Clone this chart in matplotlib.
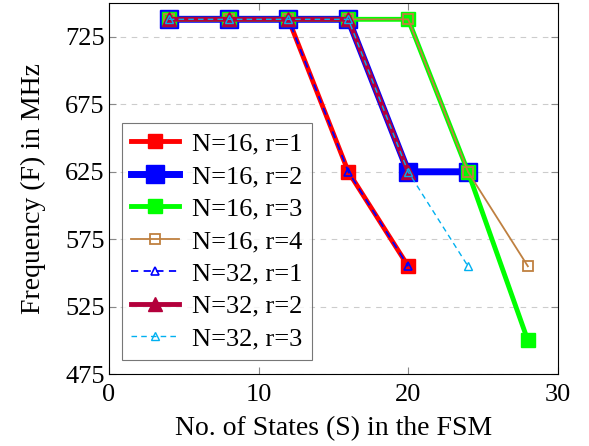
import numpy as np
import matplotlib
matplotlib.use('Agg')
import matplotlib.pyplot as plt

plt.rcParams.update({
    'font.family': 'serif', 'font.serif': ['Liberation Serif'],
    'mathtext.fontset': 'stix',
    'font.size': 20,
    'xtick.direction': 'in', 'ytick.direction': 'in',
    'xtick.top': True, 'ytick.right': True,
})

# data
s_n16_r1 = [4, 8, 12, 16, 20]
f_n16_r1 = [738, 738, 738, 625, 555]
s_n16_r2 = [4, 8, 12, 16, 20, 24]
f_n16_r2 = [738, 738, 738, 738, 625, 625]
s_n16_r3 = [4, 8, 12, 16, 20, 24, 28]
f_n16_r3 = [738, 738, 738, 738, 738, 625, 500]
s_n16_r4 = [4, 8, 12, 16, 20, 24, 28]
f_n16_r4 = [738, 738, 738, 738, 738, 625, 555]
s_n32_r1 = [4, 8, 12, 16, 20]
f_n32_r1 = [738, 738, 738, 625, 555]
s_n32_r2 = [4, 8, 12, 16, 20]
f_n32_r2 = [738, 738, 738, 738, 625]
s_n32_r3 = [4, 8, 12, 16, 20, 24]
f_n32_r3 = [738, 738, 738, 738, 625, 555]

x_ticks = [0, 10, 20, 30]
y_ticks = [475, 525, 575, 625, 675, 725]

fig = plt.figure(figsize=(5.89, 4.46), dpi=100)
ax = fig.add_axes([0.185, 0.161, 0.762, 0.832])

ax.plot(s_n16_r1, f_n16_r1, color='#ff0000', lw=3.5, marker='s', ms=10,
        label='N=16, r=1')
ax.plot(s_n16_r2, f_n16_r2, color='#0000ff', lw=5, marker='s', ms=13,
        label='N=16, r=2')
ax.plot(s_n16_r3, f_n16_r3, color='#00ff00', lw=3.5, marker='s', ms=10,
        label='N=16, r=3')
ax.plot(s_n16_r4, f_n16_r4, color='#bf8040', lw=1.3, marker='s', ms=7,
        mfc='none', mew=1.3, label='N=16, r=4')
ax.plot(s_n32_r1, f_n32_r1, color='#0000ff', lw=1.3, ls=(0, (4, 3)),
        marker='^', ms=6, mfc='none', mew=1.2, label='N=32, r=1')
ax.plot(s_n32_r2, f_n32_r2, color='#b3003b', lw=3.5, marker='^', ms=10,
        label='N=32, r=2')
ax.plot(s_n32_r3, f_n32_r3, color='#00b0f0', lw=1.0, ls=(0, (4, 3)),
        marker='^', ms=6, mfc='none', mew=1.0, label='N=32, r=3')

ax.set_xlim(0, 30)
ax.set_ylim(475, 750)
ax.set_xticks(x_ticks)
ax.set_yticks(y_ticks)
ax.tick_params(labelsize=19, color='#888888', length=5)
ax.tick_params(axis='x', pad=7)
ax.tick_params(axis='y', pad=3)
ax.yaxis.grid(True, ls=(0, (5, 5)), color='#cccccc', lw=0.8)
ax.set_xlabel('No. of States (S) in the FSM', labelpad=7)
ax.set_ylabel('Frequency (F) in MHz', labelpad=14)

leg = ax.legend(loc='upper left', bbox_to_anchor=(0.029, 0.677), fontsize=19,
                fancybox=False, edgecolor='#555555', handlelength=1.8,
                labelspacing=0.34, borderpad=0.35, handletextpad=0.5,
                borderaxespad=0)
leg.get_frame().set_linewidth(0.8)

fig.savefig('out.png')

● ● ● ●

- [TO BE DONE] Copy all lines from the data that hold the word "matplotlib".

- [FINAL RESULT]
Clone this chart in matplotlib.
import matplotlib
matplotlib.use('Agg')
import matplotlib.pyplot as plt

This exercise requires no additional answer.